During World War I, AAA suspended the national championship and almost stopped sanctioning races as a whole. This time also saw the demise of the American Grand Prize and the ACA totally folded during the war. American manufacturers saw the absence of European racers, and the relaxed rules due to no national level sanctioning as a chance for the U.S. to catch up to the European racers who had dominated racing internationally up until that point. The Contest Board picked up the pieces and regularly held national championships from 1920 until the outbreak of World War II in 1941.

After World War I, the race car specifications for the national championship were mostly aligned with what the Indianapolis Motor Speedway wanted to run during its Memorial Day classic, and this still holds mostly true today. AAA, again, restarted the championship with the close of the war for the 1946 season and continued uninterrupted through 1955. After that season, AAA completely pulled out of auto racing, citing the Le Mans disaster and the death of Bill Vukovich at Indianapolis as contributing factors. The United States Auto Club filled the void left by AAA's departure. During the last half of the Racing Boards existence they sanctioned many forms of racing such as midgets, sprint cars, sports cars and stock cars as well as top level championship car racing.

Controversy

Between the years of 1902 and 1919, although AAA sanctioned many races, an official national championship was only awarded in 1905 and 1916. On two separate occasions, Contest Board record keepers changed the results of certain seasons, and calculated retrospective national championships for years in which one was not awarded. These actions have made it difficult to distinguish fact from fiction regarding AAA sanctioned national racing.

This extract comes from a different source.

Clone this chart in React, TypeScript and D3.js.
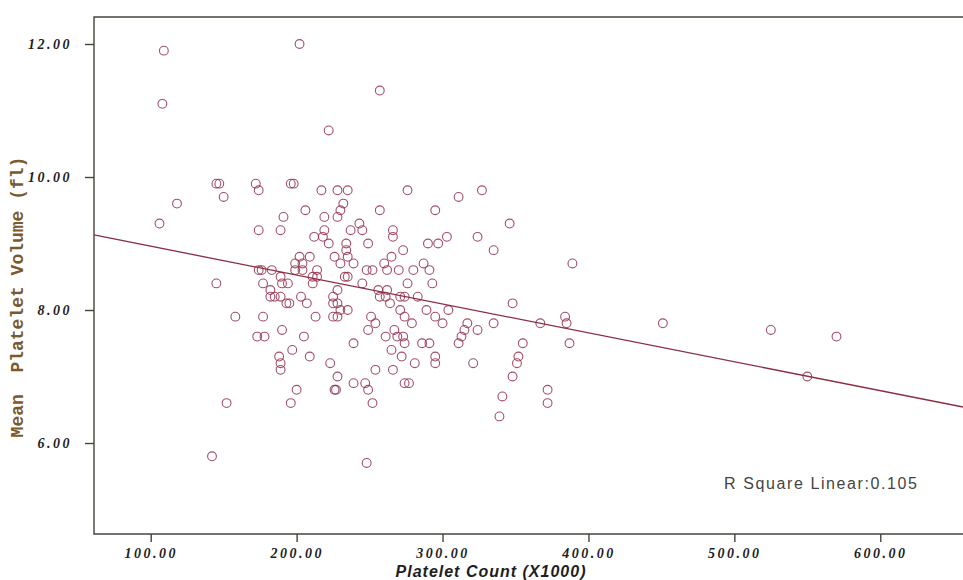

Retrospectively awarded champions

In 1927 Arthur Means, the Assistant Secretary of the AAA Contest Board, with the approval of Secretary Val Haresnape, retrospectively calculated championship results for major AAA-sanctioned races run between 1909 and 1915 and for 1917 to 1920. The pair also initially changed the 1920 championship winner to Tommy Milton, but by no later than 1929 had restored Gaston Chevrolet.

In 1951 Russ Catlin officially revised AAA records with results based on all AAA races from 1902 to 1919, and first published his list in the 1952 Indianapolis 500 program. Using his own devised system of awarding championship points, this had the effect of retroactively creating seven new champions and changing the 1909 champion from Bert Dingley to George Robertson and the 1920 champion from Gaston Chevrolet to Tommy Milton. IndyCar currently recognizes Russ Catlin's list from 1909-1919, but with Gaston Chevrolet as champion for 1920.

Each year from 1909 to 1915 and in 1919, the American automobile journal Motor Age selected a "driver of the year". Likewise, other contemporary publications such as The Horseless Age, MoToR, The New York Times, and Los Angeles Times made similar selections.

It should be noted that all retrospectively awarded championships named by Haresnape & Means and Catlin are unequivocally considered unofficial by accredited historians and statisticians. Furthermore, some consider them revisionist history, and discredit the entire effort made by both parties as illegitimate, unnecessary, fictional, and not consistent with contemporary accounts. These actions have made it difficult to distinguish fact from fiction regarding AAA sanctioned national racing in that proper handbooks and official statistical supplement still partially intermix the revisionist accounts with official record.

^A Harsnape and Means originally awarded the 1920 championship to Milton, but subsequently reverted to Chevrolet.